* _SUPPLIED MATERIAL_
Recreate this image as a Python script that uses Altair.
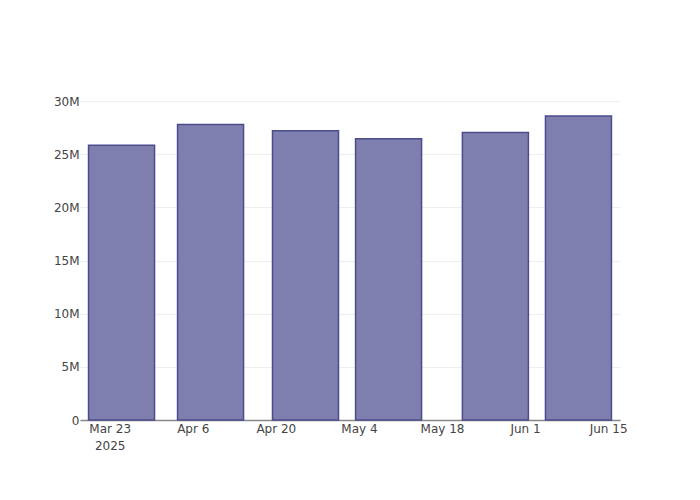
import altair as alt
import pandas as pd

dates = ["2025-03-25", "2025-04-09", "2025-04-25", "2025-05-09", "2025-05-27", "2025-06-10"]
values = [25.85e6, 27.8e6, 27.2e6, 26.45e6, 27.05e6, 28.6e6]
tick_dates = ["2025-03-23", "2025-04-06", "2025-04-20", "2025-05-04", "2025-05-18", "2025-06-01", "2025-06-15"]

df = pd.DataFrame({"date": pd.to_datetime(dates), "value": values})

tick_vals = [alt.DateTime(year=int(d[:4]), month=int(d[5:7]), date=int(d[8:10])) for d in tick_dates]

chart = alt.Chart(df).mark_bar(
    size=66, color="#7f7faf", stroke="#4c4c8c", strokeWidth=1.5
).encode(
    x=alt.X("date:T",
            scale=alt.Scale(domain=[alt.DateTime(year=2025, month=3, date=18),
                                    alt.DateTime(year=2025, month=6, date=17)],
                            padding=0),
            axis=alt.Axis(values=tick_vals, title=None, grid=False, ticks=False,
                          domainColor="#888", domainWidth=1.5,
                          labelExpr="month(datum.value)==2 && date(datum.value)==23 ? [timeFormat(datum.value, '%b %d'), '2025'] : timeFormat(datum.value, '%b %-d')",
                          labelPadding=3, labelFlush=False, labelLineHeight=17)),
    y=alt.Y("value:Q",
            scale=alt.Scale(domain=[0, 30.1e6], nice=False),
            axis=alt.Axis(values=[0, 5e6, 10e6, 15e6, 20e6, 25e6, 30e6], title=None,
                          domain=False, ticks=False, gridColor="#eeeeee",
                          labelExpr="datum.value == 0 ? '0' : (datum.value/1e6) + 'M'",
                          labelPadding=1)),
).properties(
    width=540, height=320,
    autosize=alt.AutoSizeParams(type="none"),
    padding={"left": 72, "top": 92, "right": 72, "bottom": 72},
).configure_axis(
    labelFont="DejaVu Sans", labelFontSize=12, labelColor="#444"
).configure_view(stroke=None)

chart.save("out.html", embed_options={"renderer": "svg", "actions": False})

* _TASK DETAILS_
Reproduce the material above verbatim; omit every picture.

* _RESPONSE_
Recreate this image as a Python script that uses Altair.
import altair as alt
import pandas as pd

dates = ["2025-03-25", "2025-04-09", "2025-04-25", "2025-05-09", "2025-05-27", "2025-06-10"]
values = [25.85e6, 27.8e6, 27.2e6, 26.45e6, 27.05e6, 28.6e6]
tick_dates = ["2025-03-23", "2025-04-06", "2025-04-20", "2025-05-04", "2025-05-18", "2025-06-01", "2025-06-15"]

df = pd.DataFrame({"date": pd.to_datetime(dates), "value": values})

tick_vals = [alt.DateTime(year=int(d[:4]), month=int(d[5:7]), date=int(d[8:10])) for d in tick_dates]

chart = alt.Chart(df).mark_bar(
    size=66, color="#7f7faf", stroke="#4c4c8c", strokeWidth=1.5
).encode(
    x=alt.X("date:T",
            scale=alt.Scale(domain=[alt.DateTime(year=2025, month=3, date=18),
                                    alt.DateTime(year=2025, month=6, date=17)],
                            padding=0),
            axis=alt.Axis(values=tick_vals, title=None, grid=False, ticks=False,
                          domainColor="#888", domainWidth=1.5,
                          labelExpr="month(datum.value)==2 && date(datum.value)==23 ? [timeFormat(datum.value, '%b %d'), '2025'] : timeFormat(datum.value, '%b %-d')",
                          labelPadding=3, labelFlush=False, labelLineHeight=17)),
    y=alt.Y("value:Q",
            scale=alt.Scale(domain=[0, 30.1e6], nice=False),
            axis=alt.Axis(values=[0, 5e6, 10e6, 15e6, 20e6, 25e6, 30e6], title=None,
                          domain=False, ticks=False, gridColor="#eeeeee",
                          labelExpr="datum.value == 0 ? '0' : (datum.value/1e6) + 'M'",
                          labelPadding=1)),
).properties(
    width=540, height=320,
    autosize=alt.AutoSizeParams(type="none"),
    padding={"left": 72, "top": 92, "right": 72, "bottom": 72},
).configure_axis(
    labelFont="DejaVu Sans", labelFontSize=12, labelColor="#444"
).configure_view(stroke=None)

chart.save("out.html", embed_options={"renderer": "svg", "actions": False})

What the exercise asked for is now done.